Seymour was doubly unlucky. In the only fragment of contemporary biography available, diarist George Vertue called him a dissolute spendthrift who ruined his banker parent: ‘The darling of his father run thro some thousands – lived gay, high and loosely – horse racing, gaming, women and country houses.’ Art chroniclers since have run with that, although the South Sea Bubble probably did as much to ruin Seymour père.

‘You don’t see many bookmakers on bicycles,’ the cynics in racing circles have always insisted

The artist’s other misfortune was that he sought to live off his work in Newmarket at a time when racing was in severe decline, a decline which reversed rapidly soon after his death. Wills argues convincingly that the prodigious volume of work Seymour produced – from deft immediate sketches of grooms, dogs and huntsmen to classical portraits of the great Flying Childers – clears him of any accusation of idleness. Sadly most paintings show horses with tails cruelly docked – the fashion of the time – but this is a volume to treasure, even if you’ll need a profitable day at the races to afford it.


Another draught-stopping volume which the racing world relishes annually is Milo Corbett’s Bloodstock Notebook (Amazon, £20), an idiosyncratic compendium of the odd, the elegant and the heartwarming. This year’s foreword was to have been penned by Dame Edna Everage but alas Barry Humphries died too soon. We do though have a rumbunctious interview with Mick Channon and sons, expletives not deleted, some vintage Jeffrey Bernard and visionary photographs of horses – and famous chefs – from John Reardon. A gem is (Lord) Teddy Grimthorpe’s verse tribute to Henry Cecil: ‘You can photograph his wardrobe, but not his style. His smile but not his humour. His eyes but not his insight or foresight. His mummy peas but not their taste. His tilted head, but not his charm. His face but not his demons. His look but not his desire. His winners, but not his genius.’

‘You don’t see many bookmakers on bicycles,’ the cynics in racing circles have always insisted, but Stephen Little, one of the last of the truly independent bookmakers, always had an answer to that. A vicar’s son who ran his first book on the Lincoln Handicap aged 12 at school, he had his own vocation.
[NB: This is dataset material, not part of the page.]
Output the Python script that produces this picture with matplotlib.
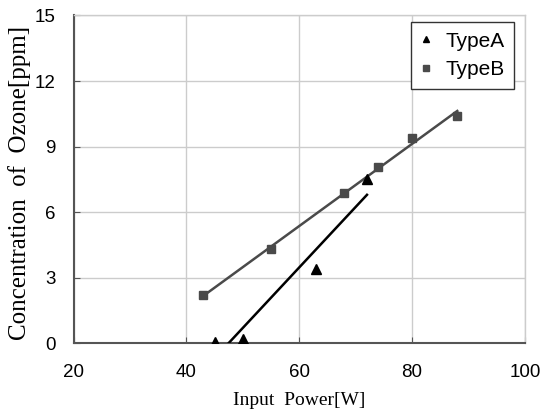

In From Bicycle to Bentley – a Bookmaker’s Story (Pen and Sword, £20) he tells us he could not legally work in the betting industry until he was 18 so he took a gap year cycling around the country on a Raleigh tourer. He stayed mostly in youth hostels at 3s 6d a night, often covering 100 miles in a day. Dressed for racing rather than rambling, and despite his mode of transport, he was often suspected of being ineligible to stay.

Then he pressed button B in phone boxes for forgotten refunds and returned discarded bottles to shops for cash. Later in his signature musquash coat he accommodated racecourse high rollers, taking £280,500 (in modern money) to win £140,250 on Double Trigger to win the Gold Cup at Ascot or risking a potential loss of £433,400 had Gimme Five won a Cheltenham Handicap Hurdle in 1994. Little reached every British racecourse, and some in France and Ireland, by bike and when Ffos Las opened he cycled there too, aged 63, to keep the set complete.

Little was a figures man seeking ‘a small percentage on a large turnover’. He didn’t frame his odds on hunches or supposed information and he is sharp about some of the competition. When Cyril Stein was running Ladbrokes, he says: ‘There was a saying that if you could get a bet on with Ladbrokes you didn’t want to be on.’ As for another bookmaking titan: ‘When I read in his biography about jockeys and brown envelopes I was glad I never became another William Hill as I can hold my head up and say I never got involved in such doings in spite of a few approaches.’ It is always good to get a glimpse behind enemy lines, but there is too much detail about bookmaker pitches and politics, and it would have been much more fun to have some names attached to those big wagers.